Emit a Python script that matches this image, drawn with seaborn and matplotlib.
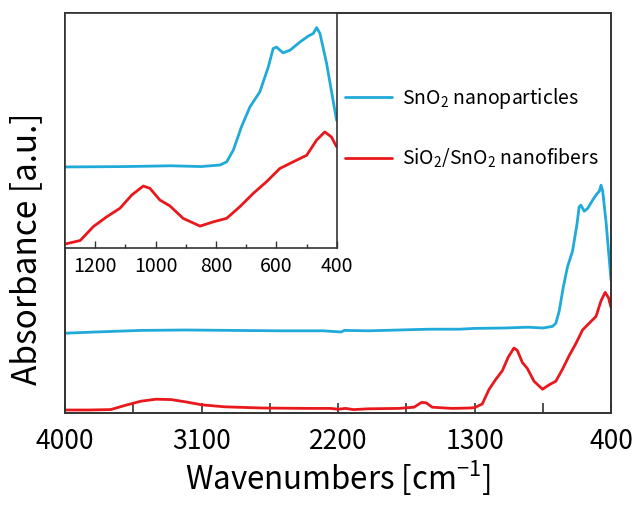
import numpy as np
import pandas as pd
import seaborn as sns
import matplotlib.pyplot as plt
from matplotlib.ticker import FixedLocator

# Spectra (wavenumber in cm-1, absorbance in a.u.)
wn_sno2 = [4000, 3800, 3500, 3200, 2900, 2600, 2300, 2180, 2160, 2000, 1800, 1600,
           1400, 1300, 1100, 950, 850, 787, 765, 743, 716, 688, 655, 627, 611, 600,
           578, 555, 522, 495, 478, 467, 456, 434, 401]
abs_sno2 = [0.200, 0.203, 0.207, 0.208, 0.207, 0.206, 0.206, 0.203, 0.207, 0.206, 0.208, 0.210,
            0.210, 0.212, 0.213, 0.215, 0.213, 0.217, 0.225, 0.255, 0.315, 0.366, 0.405, 0.469, 0.516, 0.520,
            0.505, 0.512, 0.533, 0.548, 0.555, 0.570, 0.555, 0.478, 0.332]

wn_fib = [4000, 3850, 3700, 3600, 3500, 3400, 3300, 3200, 3100, 2950, 2700, 2400, 2250, 2200,
          2150, 2100, 2000, 1800, 1700, 1650, 1620, 1580, 1450, 1330, 1300, 1250, 1206, 1162,
          1118, 1079, 1041, 1019, 986, 953, 909, 853, 809, 765, 721, 677, 633, 589, 545, 500,
          467, 440, 418, 401]
abs_fib = [0.008, 0.008, 0.009, 0.020, 0.030, 0.035, 0.034, 0.028, 0.021, 0.016, 0.013, 0.012, 0.012, 0.010,
           0.012, 0.009, 0.011, 0.012, 0.015, 0.027, 0.026, 0.015, 0.012, 0.013, 0.014, 0.023, 0.059, 0.084,
           0.106, 0.140, 0.163, 0.157, 0.127, 0.112, 0.080, 0.060, 0.071, 0.080, 0.110, 0.144, 0.174, 0.208, 0.225, 0.242,
           0.281, 0.302, 0.289, 0.264]

labels = ['SnO$_2$ nanoparticles', 'SiO$_2$/SnO$_2$ nanofibers']
colors = ['#1faad9', '#e8181c']

main_ticks = [4000, 3100, 2200, 1300, 400]
main_minor = [3550, 2650, 1750, 850]
inset_ticks = [1200, 1000, 800, 600, 400]
inset_minor = [1100, 900, 700, 500]

df = pd.concat([
    pd.DataFrame({'wn': wn_sno2, 'abs': abs_sno2, 'sample': labels[0]}),
    pd.DataFrame({'wn': wn_fib, 'abs': abs_fib, 'sample': labels[1]}),
])

sns.set_style('ticks')
plt.rcParams['font.family'] = ['Noto Sans CJK JP', 'DejaVu Sans']
plt.rcParams['mathtext.fontset'] = 'custom'
plt.rcParams['mathtext.rm'] = 'Noto Sans CJK JP'
plt.rcParams['mathtext.it'] = 'Noto Sans CJK JP'
plt.rcParams['axes.unicode_minus'] = False
plt.rcParams['text.color'] = 'black'
plt.rcParams['axes.labelcolor'] = 'black'
plt.rcParams['xtick.labelcolor'] = 'black'

spine_col = '#333333'
fig = plt.figure(figsize=(6.38, 5.07), dpi=100)
ax = fig.add_axes([0.102, 0.185, 0.856, 0.789])
sns.lineplot(data=df, x='wn', y='abs', hue='sample', palette=colors,
             estimator=None, sort=False, lw=2.0, ax=ax)
ax.set_xlim(4000, 400)
ax.set_ylim(0, 1)
ax.set_yticks([])
ax.xaxis.set_major_locator(FixedLocator(main_ticks))
ax.xaxis.set_minor_locator(FixedLocator(main_minor))
ax.tick_params(axis='x', which='both', direction='in', length=7, width=1.2,
               color=spine_col, labelsize=19, pad=11)
ax.set_xlabel('Wavenumbers [cm$^{-1}$]', fontsize=22.5, labelpad=2)
ax.set_ylabel('Absorbance [a.u.]', fontsize=24)
ax.yaxis.set_label_coords(-0.038, 0.41)
for s in ax.spines.values():
    s.set_color(spine_col)
    s.set_linewidth(1.4)

ax.legend(loc='upper left', bbox_to_anchor=(0.481, 0.862), frameon=False,
          fontsize=14, handlelength=2.4, labelspacing=1.85, handletextpad=0.5)

# inset zoom on the fingerprint region
ins = fig.add_axes([0.102, 0.511, 0.426, 0.463])
sns.lineplot(data=df[df['wn'] <= 1300], x='wn', y='abs', hue='sample', palette=colors,
             estimator=None, sort=False, lw=2.0, ax=ins, legend=False)
ins.set_xlim(1300, 400)
ins.set_ylim(0.004, 0.607)
ins.set_yticks([])
ins.set_xlabel('')
ins.set_ylabel('')
ins.xaxis.set_major_locator(FixedLocator(inset_ticks))
ins.xaxis.set_minor_locator(FixedLocator(inset_minor))
ins.tick_params(axis='x', which='major', direction='in', length=5, width=1.0,
                color=spine_col, labelsize=14, pad=6)
ins.tick_params(axis='x', which='minor', direction='in', length=3, width=1.0, color=spine_col)
for s in ins.spines.values():
    s.set_color(spine_col)
    s.set_linewidth(1.2)

fig.savefig('out.png', dpi=100)
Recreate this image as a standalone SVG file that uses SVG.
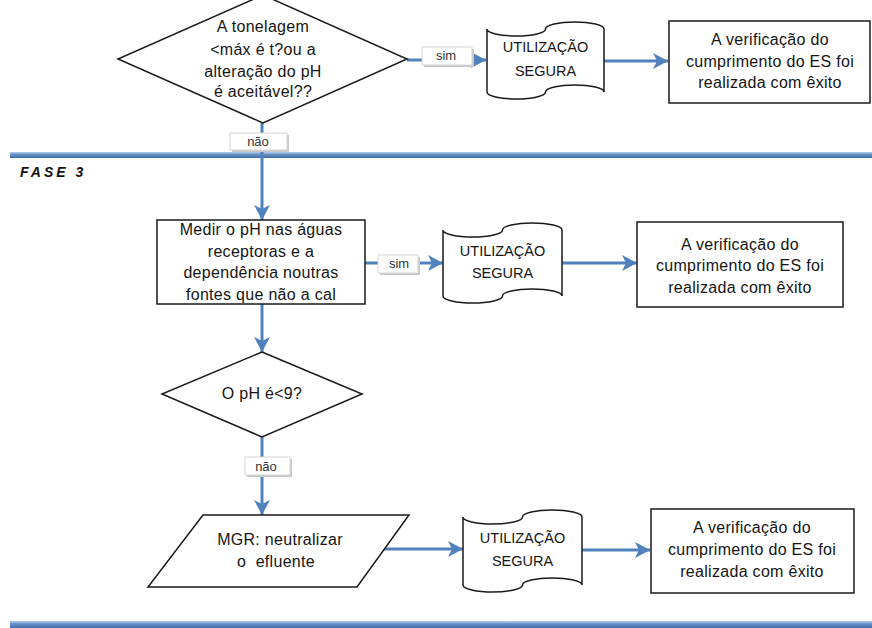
<svg xmlns="http://www.w3.org/2000/svg" width="872" height="628" viewBox="0 0 872 628">
  <defs>
    <linearGradient id="band" x1="0" y1="0" x2="0" y2="1">
      <stop offset="0" stop-color="#b9d0ec"/>
      <stop offset="0.35" stop-color="#6f97cc"/>
      <stop offset="1" stop-color="#3f6aa6"/>
    </linearGradient>
    <marker id="arrow" markerUnits="userSpaceOnUse" markerWidth="16" markerHeight="16" refX="15" refY="8" orient="auto">
      <path d="M0,0 L15,8 L0,16 L4,8 Z" fill="#4f81bd"/>
    </marker>
    <style>
      .shape { fill: #ffffff; stroke: #1a1a1a; stroke-width: 1.5; }
      .txt { font-family: "Liberation Sans", Arial, sans-serif; font-size: 16px; letter-spacing: 0.3px; fill: #151515; text-anchor: middle; }
      .cap { font-family: "Liberation Sans", Arial, sans-serif; font-size: 14.5px; fill: #151515; text-anchor: middle; }
      .lbl { font-family: "Liberation Sans", Arial, sans-serif; font-size: 13px; fill: #333; text-anchor: middle; }
      .lblbox { fill: #ffffff; stroke: #d6d6d6; stroke-width: 1; }
      .lblshadow { fill: #c8c8c8; }
      .conn { fill: none; stroke: #4f81bd; stroke-width: 3; }
      .phase { font-family: "Liberation Sans", Arial, sans-serif; font-size: 14px; font-weight: bold; font-style: italic; fill: #111; letter-spacing: 3px; }
    </style>
  </defs>

  <rect width="872" height="628" fill="#ffffff"/>

  <!-- phase separators -->
  <rect x="10" y="152" width="862" height="6" fill="url(#band)"/>
  <rect x="10" y="621" width="862" height="7" fill="url(#band)"/>
  <text class="phase" x="20" y="177">FASE 3</text>

  <!-- connectors -->
  <g id="connectors">
    <line class="conn" x1="407" y1="60" x2="422" y2="60"/>
    <line class="conn" x1="472" y1="60" x2="486" y2="60" marker-end="url(#arrow)"/>
    <line class="conn" x1="604" y1="61" x2="668" y2="61" marker-end="url(#arrow)"/>
    <line class="conn" x1="262" y1="123" x2="262" y2="133"/>
    <line class="conn" x1="262" y1="150" x2="262" y2="220" marker-end="url(#arrow)"/>
    <line class="conn" x1="365" y1="263" x2="378" y2="263"/>
    <line class="conn" x1="418" y1="263" x2="443" y2="263" marker-end="url(#arrow)"/>
    <line class="conn" x1="562" y1="263" x2="637" y2="263" marker-end="url(#arrow)"/>
    <line class="conn" x1="262" y1="304" x2="262" y2="352" marker-end="url(#arrow)"/>
    <line class="conn" x1="262" y1="437" x2="262" y2="457"/>
    <line class="conn" x1="262" y1="475" x2="262" y2="515" marker-end="url(#arrow)"/>
    <line class="conn" x1="383" y1="549" x2="463" y2="549" marker-end="url(#arrow)"/>
    <line class="conn" x1="582" y1="550" x2="650" y2="550" marker-end="url(#arrow)"/>
  </g>

  <!-- connector labels -->
  <g id="label-nao-1">
    <rect class="lblshadow" x="232" y="135" width="57" height="17"/>
    <rect class="lblbox" x="230" y="133" width="57" height="17"/>
    <text class="lbl" x="258" y="146">não</text>
  </g>
  <g id="label-sim-1">
    <rect class="lblshadow" x="424" y="49" width="50" height="18"/>
    <rect class="lblbox" x="422" y="47" width="50" height="18"/>
    <text class="lbl" x="446" y="60">sim</text>
  </g>
  <g id="label-sim-2">
    <rect class="lblshadow" x="380" y="257" width="40" height="18"/>
    <rect class="lblbox" x="378" y="255" width="40" height="18"/>
    <text class="lbl" x="399" y="268">sim</text>
  </g>
  <g id="label-nao-2">
    <rect class="lblshadow" x="247" y="459" width="45" height="18"/>
    <rect class="lblbox" x="245" y="457" width="45" height="18"/>
    <text class="lbl" x="266" y="471">não</text>
  </g>

  <!-- decision: tonnage / pH change -->
  <g id="decision-tonelagem">
    <polygon class="shape" points="263,-5 407,59 263,123 118,59"/>
    <text class="txt" x="263" y="32">A tonelagem</text>
    <text class="txt" x="263" y="55">&lt;máx é t?ou a</text>
    <text class="txt" x="263" y="77">alteração do pH</text>
    <text class="txt" x="263" y="97">é aceitável??</text>
  </g>

  <!-- safe use (punched tape) -->
  <g id="safe-use-1">
    <path class="shape" d="M487,29 A29.25 7 0 0 0 545.5,29 A29.25 7 0 0 1 604,29 L604,92 A29.25 7 0 0 0 545.5,92 A29.25 7 0 0 1 487,92 Z"/>
    <text class="cap" x="545.5" y="52">UTILIZAÇÃO</text>
    <text class="cap" x="545.5" y="76">SEGURA</text>
  </g>

  <g id="result-1">
    <rect class="shape" x="669" y="21" width="201" height="82"/>
    <text class="txt" x="770" y="45">A verificação do</text>
    <text class="txt" x="770" y="67">cumprimento do ES foi</text>
    <text class="txt" x="770" y="88">realizada com êxito</text>
  </g>

  <!-- measure pH -->
  <g id="measure-ph">
    <rect class="shape" x="157" y="220" width="208" height="84"/>
    <text class="txt" x="261" y="235">Medir o pH nas águas</text>
    <text class="txt" x="261" y="257">receptoras e a</text>
    <text class="txt" x="261" y="278">dependência noutras</text>
    <text class="txt" x="261" y="300">fontes que não a cal</text>
  </g>

  <g id="safe-use-2">
    <path class="shape" d="M443,230 A29.75 7 0 0 0 502.5,230 A29.75 7 0 0 1 562,230 L562,296 A29.75 7 0 0 0 502.5,296 A29.75 7 0 0 1 443,296 Z"/>
    <text class="cap" x="502.5" y="256">UTILIZAÇÃO</text>
    <text class="cap" x="502.5" y="278">SEGURA</text>
  </g>

  <g id="result-2">
    <rect class="shape" x="637" y="222" width="206" height="85"/>
    <text class="txt" x="740" y="250">A verificação do</text>
    <text class="txt" x="740" y="271">cumprimento do ES foi</text>
    <text class="txt" x="740" y="293">realizada com êxito</text>
  </g>

  <!-- decision: pH < 9 -->
  <g id="decision-ph">
    <polygon class="shape" points="262,352 362,394 262,437 162,394"/>
    <text class="txt" x="262" y="399">O pH é&lt;9?</text>
  </g>

  <!-- risk management measure -->
  <g id="mgr-neutralize">
    <polygon class="shape" points="203,515 409,515 357,587 148,587"/>
    <text class="txt" x="280" y="545">MGR: neutralizar</text>
    <text class="txt" x="276" y="567" xml:space="preserve">o  efluente</text>
  </g>

  <g id="safe-use-3">
    <path class="shape" d="M463,517 A29.75 7 0 0 0 522.5,517 A29.75 7 0 0 1 582,517 L582,585 A29.75 7 0 0 0 522.5,585 A29.75 7 0 0 1 463,585 Z"/>
    <text class="cap" x="522.5" y="543">UTILIZAÇÃO</text>
    <text class="cap" x="522.5" y="566">SEGURA</text>
  </g>

  <g id="result-3">
    <rect class="shape" x="651" y="509" width="203" height="84"/>
    <text class="txt" x="752" y="533">A verificação do</text>
    <text class="txt" x="752" y="555">cumprimento do ES foi</text>
    <text class="txt" x="752" y="577">realizada com êxito</text>
  </g>
</svg>
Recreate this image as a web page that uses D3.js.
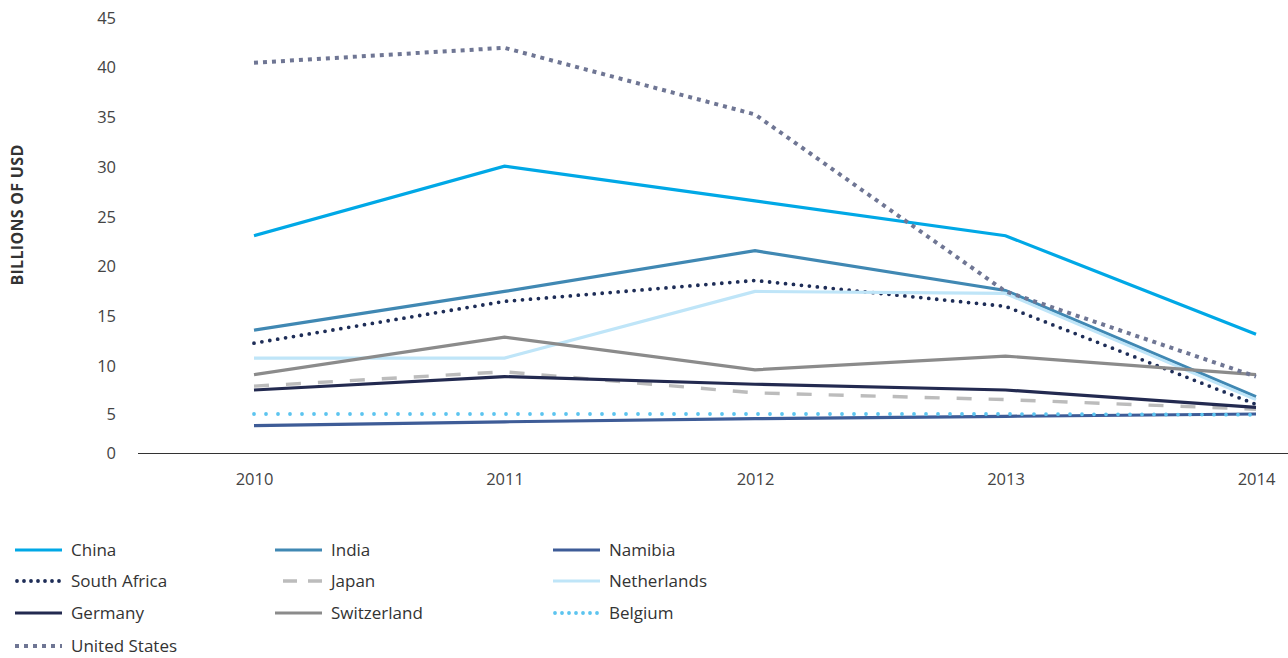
<!DOCTYPE html>
<html>
<head>
<meta charset="utf-8">
<script src="https://cdn.jsdelivr.net/npm/d3@7"></script>
<style>
  body { margin: 0; background: #fff; }
  text { font-family: "Open Sans", "Noto Sans", sans-serif; }
</style>
</head>
<body>
<script>
// datos
var years = ["2010", "2011", "2012", "2013", "2014"];
var yTicks = [0, 5, 10, 15, 20, 25, 30, 35, 40, 45];

var china = [23.1, 30.1, 26.6, 23.1, 13.2];
var india = [13.6, 17.5, 21.6, 17.6, 6.8];
var namibia = [3.5, 4.0, 4.4, 4.7, 5.0];
var southAfrica = [12.3, 16.5, 18.6, 16.0, 6.0];
var japan = [7.9, 9.4, 7.2, 6.5, 5.5];
var netherlands = [10.8, 10.8, 17.5, 17.3, 6.5];
var germany = [7.5, 8.9, 8.1, 7.5, 5.7];
var switzerland = [9.1, 12.9, 9.6, 11.0, 9.1];
var belgium = [5.0, 5.0, 5.0, 5.0, 4.9];
var unitedStates = [40.5, 42.0, 35.3, 17.5, 8.9];

var series = [
  { name: "China", values: china, color: "#00a8e6", dash: null, cap: "butt", w: 3.2 },
  { name: "India", values: india, color: "#4088b3", dash: null, cap: "butt", w: 3.2 },
  { name: "Namibia", values: namibia, color: "#3e5c97", dash: null, cap: "butt", w: 3.2 },
  { name: "South Africa", values: southAfrica, color: "#1e2d57", dash: "0,8", cap: "round", w: 3.8 },
  { name: "Japan", values: japan, color: "#bcbcbc", dash: "15,17", cap: "butt", w: 3.4 },
  { name: "Netherlands", values: netherlands, color: "#bfe5f8", dash: null, cap: "butt", w: 3.2 },
  { name: "Germany", values: germany, color: "#232a50", dash: null, cap: "butt", w: 3.2 },
  { name: "Switzerland", values: switzerland, color: "#8b8b8b", dash: null, cap: "butt", w: 3.2 },
  { name: "Belgium", values: belgium, color: "#5cc4ef", dash: "0,12", cap: "round", w: 3.8 },
  { name: "United States", values: unitedStates, color: "#6f7694", dash: "4,5", cap: "butt", w: 4 }
];

var vis = {
  width: 1288,
  height: 658
};

var svg = d3.select("body").append("svg")
  .attr("width", vis.width)
  .attr("height", vis.height);

var x = d3.scalePoint()
  .domain(years)
  .range([254, 1256]);

// el eje no es uniforme abajo (0-5 mas corto)
var y = d3.scaleLinear()
  .domain([0, 5, 10, 45])
  .range([453, 414, 366, 18]);

// eje y
var yAxis = svg.append("g")
  .attr("transform", "translate(116,0)")
  .call(d3.axisLeft(y).tickValues(yTicks).tickSize(0).tickPadding(0));
yAxis.select(".domain").remove();
yAxis.selectAll("text")
  .attr("fill", "#444")
  .style("font-size", "16.5px")
  .style("font-family", "'Open Sans', sans-serif");

svg.append("text")
  .attr("transform", "translate(23,215) rotate(-90)")
  .attr("text-anchor", "middle")
  .attr("fill", "#333")
  .style("font-size", "16px")
  .style("font-weight", "bold")
  .style("letter-spacing", "0.3px")
  .text("BILLIONS OF USD");

// eje x
var xAxis = svg.append("g")
  .attr("transform", "translate(0,453)")
  .call(d3.axisBottom(x).tickSize(0).tickPadding(20));
xAxis.select(".domain").remove();
xAxis.selectAll("text")
  .attr("fill", "#444")
  .style("font-size", "16.5px")
  .style("font-family", "'Open Sans', sans-serif");

svg.append("line")
  .attr("x1", 138).attr("x2", 1288)
  .attr("y1", 453.5).attr("y2", 453.5)
  .attr("stroke", "#333")
  .attr("stroke-width", 1);

// lineas
var line = d3.line()
  .x(function(d, i) { return x(years[i]); })
  .y(function(d) { return y(d); });

svg.selectAll("path.serie")
  .data(series)
  .enter()
  .append("path")
  .attr("class", "serie")
  .attr("d", function(s) { return line(s.values); })
  .attr("fill", "none")
  .attr("stroke", function(s) { return s.color; })
  .attr("stroke-width", function(s) { return s.w; })
  .attr("stroke-linecap", function(s) { return s.cap; })
  .attr("stroke-dasharray", function(s) { return s.dash; });

// leyenda
var legendOrder = ["China", "India", "Namibia", "South Africa", "Japan", "Netherlands",
                   "Germany", "Switzerland", "Belgium", "United States"];
var legendX = [15, 275, 553];
var legendY = [550, 581, 613, 646];

var leg = svg.selectAll("g.leyenda")
  .data(legendOrder.map(function(n) {
    return series.find(function(s) { return s.name === n; });
  }))
  .enter()
  .append("g")
  .attr("class", "leyenda")
  .attr("transform", function(d, i) {
    return "translate(" + legendX[i % 3] + "," + legendY[Math.floor(i / 3)] + ")";
  });

leg.append("line")
  .attr("x1", function(d) { return d.cap === "round" ? 2 : 0; })
  .attr("x2", 47)
  .attr("y1", 0).attr("y2", 0)
  .attr("stroke", function(d) { return d.color; })
  .attr("stroke-width", function(d) { return d.w; })
  .attr("stroke-linecap", function(d) { return d.cap; })
  .attr("stroke-dasharray", function(d) {
    if (d.name === "Japan") return "0,8,14,11,14,10";
    if (d.name === "South Africa") return "0,7";
    if (d.name === "Belgium") return "0,7";
    return d.dash;
  });

leg.append("text")
  .attr("x", 56)
  .attr("y", 0)
  .attr("dy", "0.35em")
  .attr("fill", "#333")
  .style("font-size", "17px")
  .text(function(d) { return d.name; });
</script>
</body>
</html>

> [Challenge]: Starting at the first line of the records above, set down each line exactly through the one that holds "from matplotlib.ticker import FixedLocator". Omit pictures.

> [Task solution]:
Emit a Python script that matches this image, drawn with seaborn and matplotlib.
import numpy as np
import pandas as pd
import seaborn as sns
import matplotlib.pyplot as plt
from matplotlib.ticker import FixedLocator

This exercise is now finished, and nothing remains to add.